Jan Null, of the Department of Meteorology and Climate Science at San Jose State University, runs a website called noheatstroke.com. Null tracks cases about children who have died from heatstroke in vehicles.
“You guys (Mississippi) have had two deaths this year,” he said. “Sadly, you are leading the country. One was in Grenada on May 19, and one was the week before on May 11 in Gluckstadt. There have been nine total so far. They are all concentrated this year in the Southeast.”
Null said 54 percent of children who die of heatstroke in vehicles were accidentally forgotten; 29 percent are children who were playing, climbed inside a vehicle and couldn’t get out; and 17 percent are children whose parents leave them in a car for a period of time not realizing how the temperature may affect them.
“Going back to 1998, there have been 670 deaths that we know of,” he said. “These are only children. These are all heatstroke in vehicles.”
Null said it’s difficult to pinpoint the psychology of the incidents because it’s a hard topic about which to gather data.

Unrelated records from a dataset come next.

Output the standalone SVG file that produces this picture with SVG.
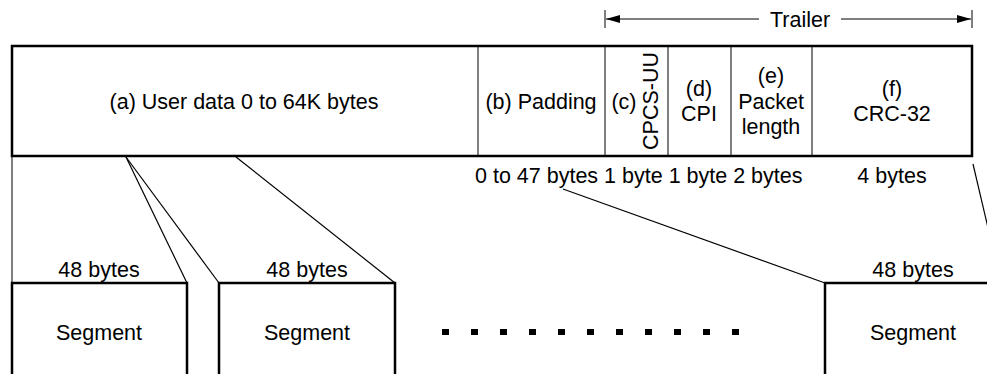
<svg xmlns="http://www.w3.org/2000/svg" width="987" height="374" viewBox="0 0 987 374">
  <defs>
    <style>
      text { font-family: "Liberation Sans", Arial, sans-serif; font-size: 21.5px; fill: #000; }
      .c { text-anchor: middle; }
      .thick { fill: none; stroke: #000; stroke-width: 2.5; }
      .thin { fill: none; stroke: #000; stroke-width: 1; }
      .conn { fill: none; stroke: #000; stroke-width: 1.2; }
      .dot { fill: #000; }
    </style>
    <marker id="ah" viewBox="0 0 14 8" refX="14" refY="4" markerWidth="14" markerHeight="8" markerUnits="userSpaceOnUse" orient="auto">
      <path d="M0,0 L14,4 L0,8 Z" fill="#000"/>
    </marker>
  </defs>
  <rect width="987" height="374" fill="#fff"/>

  <g id="trailer">
    <line class="thin" x1="605" y1="10" x2="605" y2="28"/>
    <line class="thin" x1="972" y1="10" x2="972" y2="28"/>
    <line class="thin" x1="759" y1="19" x2="606" y2="19" marker-end="url(#ah)"/>
    <line class="thin" x1="841" y1="19" x2="971" y2="19" marker-end="url(#ah)"/>
    <text class="c" x="800" y="27">Trailer</text>
  </g>

  <g id="pdu">
    <rect class="thick" x="12" y="46" width="960" height="110"/>
    <line class="thin" x1="478" y1="46" x2="478" y2="156"/>
    <line class="thin" x1="605" y1="46" x2="605" y2="156"/>
    <line class="thin" x1="668" y1="46" x2="668" y2="156"/>
    <line class="thin" x1="731" y1="46" x2="731" y2="156"/>
    <line class="thin" x1="812" y1="46" x2="812" y2="156"/>
  </g>
  <g id="field-a"><text class="c" x="244" y="109">(a) User data 0 to 64K bytes</text></g>
  <g id="field-b"><text class="c" x="541" y="109">(b) Padding</text></g>
  <g id="field-c">
    <text class="c" x="624" y="109">(c)</text>
    <text class="c" transform="translate(658,101) rotate(-90)" x="0" y="0">CPCS-UU</text>
  </g>
  <g id="field-d">
    <text class="c" x="699" y="96">(d)</text>
    <text class="c" x="699" y="121">CPI</text>
  </g>
  <g id="field-e">
    <text class="c" x="771" y="83">(e)</text>
    <text class="c" x="771" y="109">Packet</text>
    <text class="c" x="771" y="134">length</text>
  </g>
  <g id="field-f">
    <text class="c" x="892" y="96">(f)</text>
    <text class="c" x="892" y="121">CRC-32</text>
  </g>
  <g id="sizes">
    <text x="475" y="183">0 to 47 bytes 1 byte 1 byte 2 bytes</text>
    <text class="c" x="892" y="183">4 bytes</text>
  </g>

  <g id="connectors">
    <line class="thin" x1="12" y1="156" x2="12" y2="283"/>
    <line class="conn" x1="126" y1="157" x2="187" y2="283"/>
    <line class="conn" x1="126" y1="157" x2="219" y2="283"/>
    <line class="conn" x1="236" y1="157" x2="395" y2="283"/>
    <line class="conn" x1="563" y1="189" x2="825" y2="283"/>
    <line class="conn" x1="973" y1="164" x2="1001" y2="283"/>
  </g>

  <g id="segment-1">
    <text class="c" x="99" y="277">48 bytes</text>
    <rect class="thick" x="12" y="283" width="175" height="110"/>
    <text class="c" x="99" y="340">Segment</text>
  </g>
  <g id="segment-2">
    <text class="c" x="307" y="277">48 bytes</text>
    <rect class="thick" x="219" y="283" width="176" height="110"/>
    <text class="c" x="307" y="340">Segment</text>
  </g>
  <g id="ellipsis">
    <rect class="dot" x="442" y="329" width="7" height="6"/>
    <rect class="dot" x="471" y="329" width="7" height="6"/>
    <rect class="dot" x="500" y="329" width="7" height="6"/>
    <rect class="dot" x="529" y="329" width="7" height="6"/>
    <rect class="dot" x="558" y="329" width="7" height="6"/>
    <rect class="dot" x="587" y="329" width="7" height="6"/>
    <rect class="dot" x="616" y="329" width="7" height="6"/>
    <rect class="dot" x="645" y="329" width="7" height="6"/>
    <rect class="dot" x="674" y="329" width="7" height="6"/>
    <rect class="dot" x="703" y="329" width="7" height="6"/>
    <rect class="dot" x="732" y="329" width="7" height="6"/>
  </g>
  <g id="segment-3">
    <text class="c" x="913" y="277">48 bytes</text>
    <rect class="thick" x="825" y="283" width="176" height="110"/>
    <text class="c" x="913" y="340">Segment</text>
  </g>
</svg>
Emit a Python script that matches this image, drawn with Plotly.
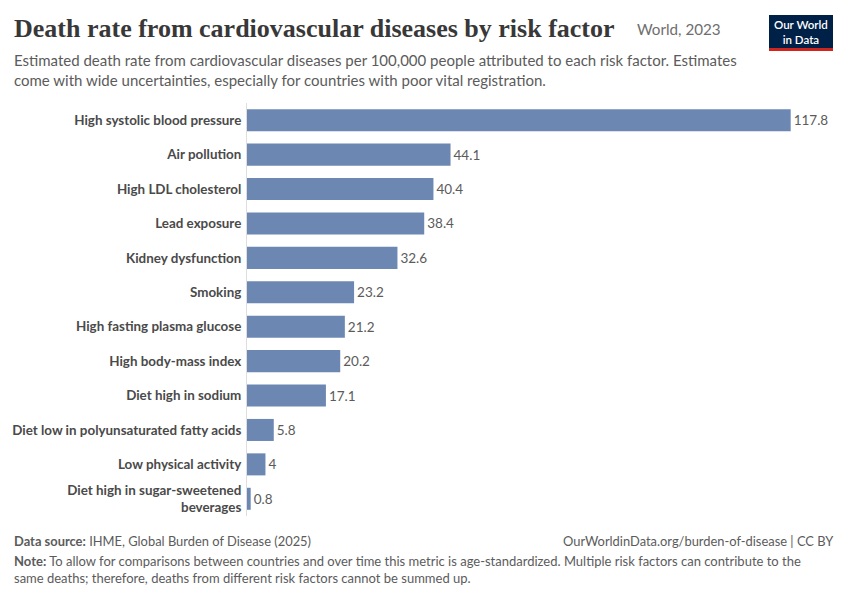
import plotly.graph_objects as go

# Data (World, 2023), deaths per 100,000
risk_factors = [
    "High systolic blood pressure",
    "Air pollution",
    "High LDL cholesterol",
    "Lead exposure",
    "Kidney dysfunction",
    "Smoking",
    "High fasting plasma glucose",
    "High body-mass index",
    "Diet high in sodium",
    "Diet low in polyunsaturated fatty acids",
    "Low physical activity",
    "Diet high in sugar-sweetened<br>beverages",
]
death_rates = [117.8, 44.1, 40.4, 38.4, 32.6, 23.2, 21.2, 20.2, 17.1, 5.8, 4, 0.8]
value_labels = ["117.8", "44.1", "40.4", "38.4", "32.6", "23.2", "21.2", "20.2", "17.1", "5.8", "4", "0.8"]

BAR_COLOR = "#6d87b3"
TEXT_GRAY = "#5b5b5b"

fig = go.Figure()
fig.add_trace(go.Bar(
    x=death_rates,
    y=risk_factors,
    orientation="h",
    marker=dict(color=BAR_COLOR, line=dict(width=0)),
    width=0.64,
    text=value_labels,
    textposition="outside",
    textfont=dict(family="Lato", size=13.5, color=TEXT_GRAY),
    cliponaxis=False,
    hoverinfo="skip",
))

fig.update_layout(
    width=850,
    height=600,
    margin=dict(l=247, r=15, t=103, b=84),
    plot_bgcolor="white",
    paper_bgcolor="white",
    showlegend=False,
    font=dict(family="Lato", color=TEXT_GRAY),
    xaxis=dict(
        range=[0, 127.4],
        visible=False,
        fixedrange=True,
    ),
    yaxis=dict(
        autorange="reversed",
        showline=True,
        linecolor="#dedede",
        linewidth=1,
        showgrid=False,
        ticks="",
        ticklabelstandoff=2,
        tickfont=dict(family="Lato", size=13.4, color="#4a4a4a", weight="bold"),
        fixedrange=True,
    ),
)


def py(p):
    # pixel y -> paper y for this layout
    return (516 - p) / 413


def px(p):
    # pixel x -> paper x
    return (p - 247) / 588


# Title and subtitle
fig.add_annotation(
    x=px(12), y=py(28), xref="paper", yref="paper", xanchor="left", yanchor="middle",
    text="<b>Death rate from cardiovascular diseases by risk factor</b>",
    showarrow=False, font=dict(family="Liberation Serif", size=26, color="#383838"),
)
fig.add_annotation(
    x=px(635), y=py(29), xref="paper", yref="paper", xanchor="left", yanchor="middle",
    text="World, 2023",
    showarrow=False, font=dict(family="Lato", size=15.2, color="#6e6e6e"),
)
fig.add_annotation(
    x=px(12), y=py(70), xref="paper", yref="paper", xanchor="left", yanchor="middle",
    align="left",
    text="Estimated death rate from cardiovascular diseases per 100,000 people attributed to each risk factor. Estimates<br>"
         "come with wide uncertainties, especially for countries with poor vital registration.",
    showarrow=False, font=dict(family="Lato", size=15, color="#5b5b5b"),
)

# Footer
fig.add_annotation(
    x=px(12), y=py(541), xref="paper", yref="paper", xanchor="left", yanchor="middle",
    text="<b>Data source:</b> IHME, Global Burden of Disease (2025)",
    showarrow=False, font=dict(family="Lato", size=12.9, color="#5b5b5b"),
)
fig.add_annotation(
    x=px(836), y=py(541), xref="paper", yref="paper", xanchor="right", yanchor="middle",
    text="OurWorldinData.org/burden-of-disease | CC BY",
    showarrow=False, font=dict(family="Lato", size=12.9, color="#5b5b5b"),
)
fig.add_annotation(
    x=px(12), y=py(569), xref="paper", yref="paper", xanchor="left", yanchor="middle",
    align="left",
    text="<b>Note:</b> To allow for comparisons between countries and over time this metric is age-standardized. "
         "Multiple risk factors can contribute to the<br>same deaths; therefore, deaths from different risk factors cannot be summed up.",
    showarrow=False, font=dict(family="Lato", size=13, color="#5b5b5b"),
)

# OWID logo
fig.add_shape(type="rect", xref="paper", yref="paper",
              x0=px(769), x1=px(833), y0=py(51), y1=py(15),
              fillcolor="#002147", line=dict(width=0), layer="above")
fig.add_shape(type="rect", xref="paper", yref="paper",
              x0=px(769), x1=px(833), y0=py(51), y1=py(48),
              fillcolor="#ce261e", line=dict(width=0), layer="above")
fig.add_annotation(
    x=px(801), y=py(32), xref="paper", yref="paper", xanchor="center", yanchor="middle",
    text="Our World<br>in Data", showarrow=False,
    font=dict(family="Lato", size=11.5, color="white", weight=600),
)

fig.write_html("out.html", config={"displayModeBar": False},
               post_script="document.body.style.margin='0';")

“In the broad scale of deaths, 600 is not many,” he said. “It’s a pretty small sample size. And how do you do a controlled study on something like this?
“In a lot of cases, the person who leaves a child in a car is probably pretty reticent to talk about it, or won’t because there is litigation. To be able to really get into the minds of the people this has happened to is really a steep hill to climb.”
Tips available
Null said his website offers prevention tips, such as placing a stuffed animal on the front seat with you as a visual reminder that your child is in the car. Parents also can place their lunch in the backseat or something they automatically grab to take with them.
“Put your cellphone on the backseat so you don’t talk on the phone,” he said. “It’s a win-win there.”
Jay Hughes, state representative for House District 12, also wants to address the issue with legislation.
“The legislation I propose is to make a policy recommendation, not a mandate or anything that creates legal liability,” he said. “It would ask licensed day care providers to take reasonable steps to implement a policy that would make contact with any parent or designated adult when a scheduled child is not dropped off.
“This will not cure every situation, but if it saves the life of only one child it is worth it. Our public schools do this for other reasons, but it does work. It is important to me because we have had two hot-car deaths in Mississippi recently. It is so senseless and devastating for the families.”
Amber Andreasen, director of the national organization KidsAndCars.org, is hosting a national campaign to bring awareness to this issue.
“We will be making available many new and updated materials on our website,” she said.
The website lists some of the psychological reasons parents sometimes forget to remove children from vehicles.
“New parents suffer from exhaustion due to lack of sleep, hormone changes, stress and changes in their normal routine,” the website reads. “Any one of these changes can cause your memory to fail at a time you least expect it. Even the best of parents or caregivers can overlook a sleeping baby in a car; and the end result can be injury or death.”
Weeks said many of us in Oxford are simply too busy, so it’s important to keep in mind this summer.
“We have so many balls in the air to juggle that one or more of them is going to get dropped,” he said. “The person who forgets they have a child in the car is not living in the present moment. If they were, their awareness would include the fact that, ‘I have a child in the backseat that I’m taking to day care.’”
Weeks said mindfulness is not restricted to meditation or spirituality.
“Mindfulness can be applied to the most simple, mundane tasks,” he said. “When we give our attention to what is going on in the present moment, we are much less likely to let small things slip by us, and we certainly would be fully aware that we have a baby in the backseat of our car.”